Query performance on Apache Kafka with SQL


There are many reasons why one would want to explore or query the data using SQL on Apache Kafka. They can range from democratizing and socializing your data (and deliver better data experiences) to debugging a specific transaction or device identifier.

With the native SQL queries that comes with Lenses, that capability is available over any data format (AVRO, XML, JSon, ProtoBuf), and is governed via a data-centric and field-centric security model.

Testing environment 

As a testing environment, we are using 5 x Apache Kafka brokers within a DMZ zone, with 1 x instance of Lenses serving traffic over a secure (HTTPS) connection.

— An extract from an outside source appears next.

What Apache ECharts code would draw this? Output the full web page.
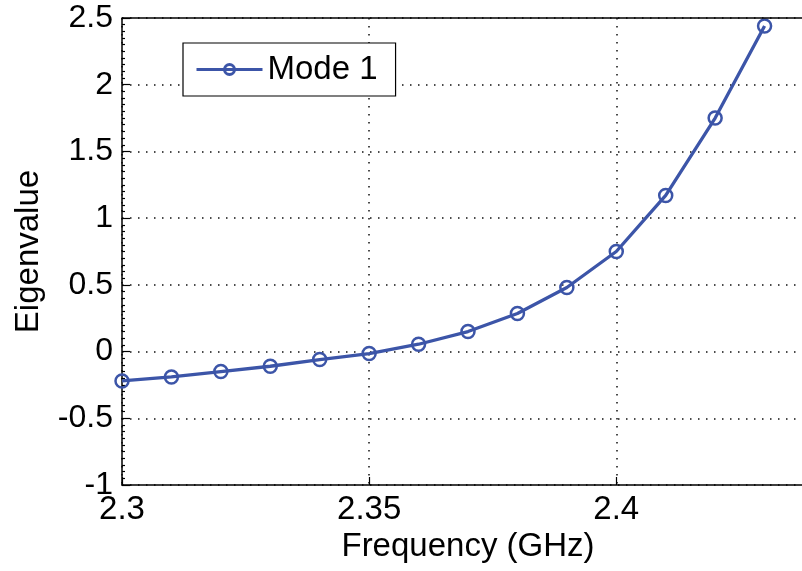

Apache Kafka SQL Query performance - test environment

SQL queries on Kafka topics with Avro messages 

For the first exploration, we will be running a SQL query over a Kafka topic that contains AVRO serialized data in both the key and the value of the messages. The total payload of the data is 500 bytes when un-serialized.

We will be fetching 100K messages, thus downloading a chunk of 50MB of data over the internet by using a simple SQL query over a Kafka topic:

Querying 100K AVRO messages from Apache Kafka

Executing this query takes 18 seconds

Lenses Configuration

Let’s check our Prometheus monitoring to review the performance further. We notice network traffic increased with a peak at ~6MB/sec. CPU usage increased by 30% during the execution of the query. This is because of the deserializing of more than 5K Avro messages/sec, the JVM memory usage, and GC time slightly increased due to the intermediate object creation.

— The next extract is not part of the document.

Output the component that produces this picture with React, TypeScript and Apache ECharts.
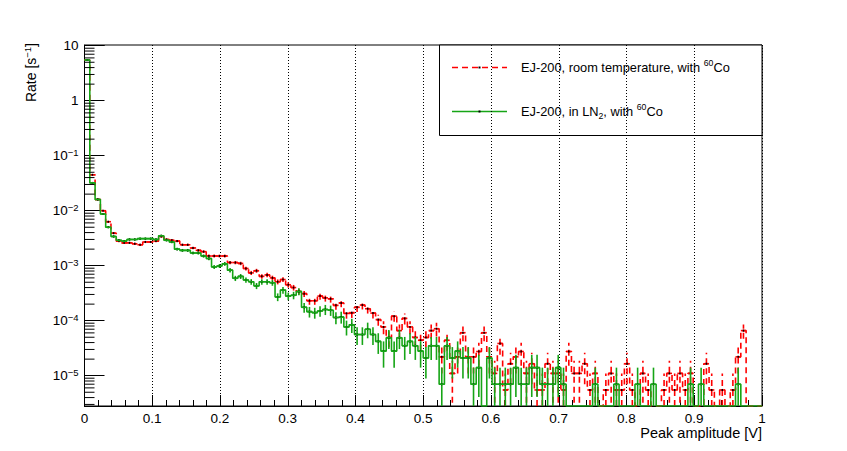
import React, { useEffect, useRef } from "react";
import * as echarts from "echarts";

const FONT = "'Liberation Sans', Arial, Helvetica, sans-serif";

// 128 bins between 0 and 1 V
const binCount = 128;
const xRange = [0, 1];
const yRange = [2.81e-6, 10.3];

// Rate [1/s] per bin: EJ-200 at room temperature with 60Co
const rateRoomTemp = [
  5.5, 0.045, 0.016, 0.010, 0.0063, 0.0039, 0.0028, 0.0026, 0.0026, 0.0025,
  0.0024, 0.0027, 0.0027, 0.0028, 0.0034, 0.0030, 0.0029, 0.0028, 0.0024, 0.0024,
  0.0021, 0.0019, 0.0018, 0.0015, 0.0015, 0.0015, 0.0015, 0.00114, 0.00114, 0.0011,
  0.00089, 0.00074, 0.00081, 0.00064, 0.00068, 0.0006, 0.00051, 0.00056, 0.00045, 0.0004,
  0.00034, 0.00031, 0.00023, 0.00023, 0.00028, 0.00026, 0.00025, 0.00019, 0.00021, 0.000136,
  0.00014, 0.000175, 1.925e-4, 1.65e-4, 1.375e-4, 1.045e-4, 7.7e-5, 4.95e-5, 1.21e-4, 6.6e-5,
  1.1e-4, 7.7e-5, 4.95e-5, 4.4e-5, 4.95e-5, 6.6e-5, 7.15e-5, 2.2e-5, 4.4e-5, 1.1e-5,
  2.2e-5, 6.05e-5, 2.2e-5, 2.2e-5, 2.75e-5, 6.05e-5, 2.2e-5, 1.1e-5, 3.85e-5, 5.5e-6,
  1.65e-5, 2.2e-5, 2.75e-5, 1.1e-5, 1.65e-5, 5.5e-6, 5.5e-6, 1.65e-5, 1.1e-5, 1.1e-5,
  5.5e-6, 2.75e-5, 1.1e-5, 1.1e-5, 1.65e-5, 5.5e-6, 1.1e-5, 0, 5.5e-6, 1.1e-5,
  5.5e-6, 5.5e-6, 1.65e-5, 5.5e-6, 0, 1.1e-5, 5.5e-6, 0, 0, 5.5e-6,
  1.1e-5, 5.5e-6, 1.1e-5, 5.5e-6, 1.1e-5, 0, 0, 1.65e-5, 5.5e-6, 0,
  5.5e-6, 0, 5.5e-6, 2.2e-5, 6.6e-5, 0, 0, 0,
];

// Rate [1/s] per bin: EJ-200 in LN2 with 60Co
const rateLN2 = [
  5.5, 0.032, 0.016, 0.0087, 0.0050, 0.0034, 0.0029, 0.0028, 0.0030, 0.0030,
  0.0031, 0.0031, 0.0031, 0.0030, 0.0035, 0.0029, 0.0027, 0.0020, 0.0019, 0.0019,
  0.0017, 0.0017, 0.0015, 0.00135, 0.00095, 0.00099, 0.00108, 0.00083, 0.00059, 0.00064,
  0.00055, 0.00051, 0.00043, 0.00051, 0.00051, 0.00049, 0.00027, 0.00036, 0.00028, 0.00029,
  0.00034, 0.000175, 0.000146, 0.00014, 0.00015, 0.00016, 0.000155, 0.000114, 0.000117, 7.7e-5,
  8.4e-5, 5.6e-5, 5.6e-5, 7e-5, 5.6e-5, 4.2e-5, 2.8e-5, 4.9e-5, 2.8e-5, 4.9e-5,
  3.5e-5, 4.2e-5, 3.5e-5, 2.8e-5, 2.1e-5, 3.5e-5, 3.5e-5, 7e-6, 3.5e-5, 2.1e-5,
  2.8e-5, 2.1e-5, 2.1e-5, 7e-6, 1.4e-5, 0, 2.1e-5, 7e-6, 7e-6, 7e-6,
  7e-6, 1.4e-5, 7e-6, 7e-6, 1.4e-5, 1.4e-5, 7e-6, 7e-6, 7e-6, 1.4e-5,
  7e-6, 0, 0, 0, 0, 0, 7e-6, 0, 0, 0,
  7e-6, 0, 0, 0, 7e-6, 0, 0, 7e-6, 0, 0,
  0, 0, 0, 0, 7e-6, 0, 7e-6, 0, 0, 0,
  0, 0, 0, 7e-6, 0, 0, 0, 0,
];

// rate equivalent of one count (for the sqrt(N) error bars)
const unitRoomTemp = 5.5e-6;
const unitLN2 = 7e-6;

const xTickLabels = ["0", "0.1", "0.2", "0.3", "0.4", "0.5", "0.6", "0.7", "0.8", "0.9", "1"];
const yDecadeExponents = [-5, -4, -3, -2, -1, 0, 1];
const yMinorMultipliers = [2, 3, 4, 5, 6, 7, 8, 9];

const legendLabels = [
  "{n|EJ-200, room temperature, with }{sup|60}{n|Co}",
  "{n|EJ-200, in LN}{sub|2}{n|, with }{sup|60}{n|Co}",
];

const RED = "#ff0000";
const GREEN = "#16a516";

const binWidth = (xRange[1] - xRange[0]) / binCount;

function stepData(vals: number[]) {
  const pts = vals.map((v, i) => [xRange[0] + i * binWidth, Math.max(v, yRange[0])]);
  pts.push([xRange[1], Math.max(vals[vals.length - 1], yRange[0])]);
  return pts;
}

function errorData(vals: number[], unit: number) {
  const out: number[][] = [];
  vals.forEach((v, i) => {
    if (v > 0) out.push([xRange[0] + (i + 0.5) * binWidth, v, Math.sqrt(v * unit)]);
  });
  return out;
}

function errorSeries(vals: number[], unit: number, color: string, dash: number[] | null, z: number) {
  return {
    type: "custom",
    z,
    clip: true,
    silent: true,
    encode: { x: 0, y: 1 },
    data: errorData(vals, unit),
    renderItem: (params: any, api: any) => {
      const xc = api.value(0);
      const v = api.value(1);
      const e = api.value(2);
      const lo = Math.max(v - e, yRange[0]);
      const hi = v + e;
      const pLo = api.coord([xc, lo]);
      const pHi = api.coord([xc, hi]);
      const pL = api.coord([xc - binWidth / 2, v]);
      const pR = api.coord([xc + binWidth / 2, v]);
      return {
        type: "group",
        children: [
          {
            type: "line",
            shape: { x1: pLo[0], y1: pLo[1], x2: pHi[0], y2: pHi[1] },
            style: { stroke: color, lineWidth: 1.6, lineDash: dash || undefined },
          },
          {
            type: "line",
            shape: { x1: pL[0], y1: pL[1], x2: pR[0], y2: pR[1] },
            style: { stroke: color, lineWidth: 1.6 },
          },
          {
            type: "rect",
            shape: { x: pL[0] + (pR[0] - pL[0]) / 2 - 0.75, y: pL[1] - 1, width: 1.5, height: 2 },
            style: { fill: "#000" },
          },
        ],
      };
    },
  };
}

const minorTickValues: number[] = [];
for (let e = -6; e <= 0; e++) {
  yMinorMultipliers.forEach((m) => {
    const v = m * Math.pow(10, e);
    if (v >= yRange[0] && v <= yRange[1]) minorTickValues.push(v);
  });
}

export default function App() {
  const ref = useRef<HTMLDivElement>(null);
  useEffect(() => {
    if (!ref.current) return;
    const chart = echarts.init(ref.current, null, { renderer: "svg" });
    const richText = {
      n: { fontSize: 12.8, fontFamily: FONT, color: "#000", lineHeight: 18 },
      sup: { fontSize: 8.7, fontFamily: FONT, color: "#000", lineHeight: 10, verticalAlign: "top" },
      sub: { fontSize: 8.7, fontFamily: FONT, color: "#000", lineHeight: 10, verticalAlign: "bottom" },
    };
    const option: any = {
      animation: false,
      backgroundColor: "#fff",
      grid: {
        left: 84.5,
        right: 85,
        top: 45,
        bottom: 45,
        show: true,
        borderColor: "#000",
        borderWidth: 1,
        backgroundColor: "transparent",
      },
      xAxis: {
        type: "value",
        min: xRange[0],
        max: xRange[1],
        interval: 0.1,
        axisLine: { show: true, onZero: false, lineStyle: { color: "#000", width: 1 } },
        axisTick: { show: true, inside: true, length: 11, lineStyle: { color: "#000" } },
        minorTick: { show: true, splitNumber: 5, length: 6, lineStyle: { color: "#000" } },
        splitLine: { show: true, lineStyle: { color: "#000", width: 1, type: [1, 2] } },
        axisLabel: {
          margin: 5,
          fontSize: 13.5,
          lineHeight: 14,
          fontFamily: FONT,
          color: "#000",
          formatter: (v: number) => xTickLabels[Math.round(v * 10)] ?? "",
        },
      },
      yAxis: {
        type: "log",
        logBase: 10,
        min: yRange[0],
        max: yRange[1],
        splitNumber: 10,
        axisLine: { show: true, lineStyle: { color: "#000", width: 1 } },
        axisTick: { show: true, inside: true, length: 20, lineStyle: { color: "#000" } },
        splitLine: { show: false },
        axisLabel: {
          margin: 6,
          color: "#000",
          formatter: (v: number) => {
            const e = Math.log10(v);
            const r = Math.round(e);
            if (Math.abs(e - r) > 1e-6 || !yDecadeExponents.includes(r)) return "";
            if (r === 1) return "{b|10}";
            if (r === 0) return "{b|1}";
            return "{b|10}{s|" + (r < 0 ? "\u2212" : "") + Math.abs(r) + "}";
          },
          rich: {
            b: { fontSize: 13.5, fontFamily: FONT, color: "#000", lineHeight: 16 },
            s: { fontSize: 9.5, fontFamily: FONT, color: "#000", lineHeight: 9, verticalAlign: "top" },
          },
        },
      },
      series: [
        {
          type: "custom",
          silent: true,
          z: 5,
          encode: { x: 0, y: 1 },
          data: minorTickValues.map((v) => [xRange[0], v]),
          renderItem: (params: any, api: any) => {
            const p = api.coord([api.value(0), api.value(1)]);
            return {
              type: "line",
              shape: { x1: p[0], y1: p[1], x2: p[0] + 10, y2: p[1] },
              style: { stroke: "#000", lineWidth: 1 },
            };
          },
        },
        {
          type: "line",
          step: "end",
          z: 2,
          silent: true,
          symbol: "none",
          showSymbol: false,
          clip: true,
          data: stepData(rateRoomTemp),
          lineStyle: { color: RED, width: 1.6, type: [6, 4] },
        },
        errorSeries(rateRoomTemp, unitRoomTemp, RED, [6, 4], 3),
        {
          type: "line",
          step: "end",
          z: 4,
          silent: true,
          symbol: "none",
          showSymbol: false,
          clip: true,
          data: stepData(rateLN2),
          lineStyle: { color: GREEN, width: 1.6, type: "solid" },
        },
        errorSeries(rateLN2, unitLN2, GREEN, null, 4),
      ],
      graphic: [
        {
          type: "text",
          x: 31,
          y: 43,
          rotation: Math.PI / 2,
          style: {
            text: "{n|Rate [s}{sup|\u22121}{n|]}",
            align: "right",
            verticalAlign: "middle",
            rich: {
              n: { fontSize: 14, fontFamily: FONT, color: "#000", lineHeight: 18 },
              sup: { fontSize: 9.5, fontFamily: FONT, color: "#000", lineHeight: 10, verticalAlign: "top" },
            },
          },
        },
        {
          type: "text",
          x: 762,
          y: 433,
          style: {
            text: "Peak amplitude [V]",
            align: "right",
            verticalAlign: "middle",
            fontSize: 14.5,
            lineHeight: 15,
            fontFamily: FONT,
            fill: "#000",
          },
        },
        {
          type: "group",
          z: 100,
          children: [
            {
              type: "rect",
              shape: { x: 439.5, y: 45, width: 322.5, height: 90.5 },
              style: { fill: "#fff", stroke: "#000", lineWidth: 1 },
            },
            {
              type: "line",
              shape: { x1: 452, y1: 67.5, x2: 507, y2: 67.5 },
              style: { stroke: RED, lineWidth: 1.6, lineDash: [6, 4] },
            },
            {
              type: "rect",
              shape: { x: 478.5, y: 66.5, width: 2, height: 2 },
              style: { fill: "#000" },
            },
            {
              type: "line",
              shape: { x1: 452, y1: 111.5, x2: 507, y2: 111.5 },
              style: { stroke: GREEN, lineWidth: 1.6 },
            },
            {
              type: "rect",
              shape: { x: 478.5, y: 110.5, width: 2, height: 2 },
              style: { fill: "#000" },
            },
            {
              type: "text",
              x: 521,
              y: 67.5,
              style: { text: legendLabels[0], verticalAlign: "middle", align: "left", rich: richText },
            },
            {
              type: "text",
              x: 521,
              y: 111.5,
              style: { text: legendLabels[1], verticalAlign: "middle", align: "left", rich: richText },
            },
          ],
        },
      ],
    };
    chart.setOption(option);
    return () => chart.dispose();
  }, []);
  return (
    <div
      ref={ref}
      style={{ position: "absolute", left: 0, top: 0, width: 847, height: 451, background: "#fff" }}
    />
  );
}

Prometheus while querying 100K AVRO messages with SQL

SQL queries on Kafka topics with JSON messages 

For the second case, we will run a SQL query over a Kafka topic that contains JSON serialized data. The total payload of the data is 1000+ bytes when un-serialized.

We will be fetching 50K messages, thus downloading a chunk of ~50MB of data over the internet by using simple SQL query over a Kafka topic:

Querying 50K JSON messages from Apache Kafka with SQL

Executing this query takes 15 seconds

Querying 50K JSON messages from Apache Kafka with SQL

Let’s check our Prometheus monitoring to review the performance further. We notice network traffic increased with a peak at ~2MB/sec. CPU usage increased by ~50% during the execution of the query. This is because of the deserializing of more than ~3.3K JSON messages/sec, the JVM memory usage, and GC time slightly increased due to the intermediate object creation.

Prometheus while querying 50K AVRO messages with SQL

Summary 

While working remotely, in this performance article, we analyzed how to query data on Apache Kafka using SQL queries. It highlights how to deliver secure data access to a real-time environment, and how one can execute queries that run up to 6MB / sec ( about 400% faster than a Netflix stream ) over AVRO data.

Note that the analysis was done over the internet and on a live Apache Kafka cluster. Performance characteristics will also depend on cluster configuration and whether the data is cached, so it might vary.

Technical product notes 

For the above article we used the April 2020 release of Lenses 3.0.9 and 3.1.1

--
Last modified: March 20, 2024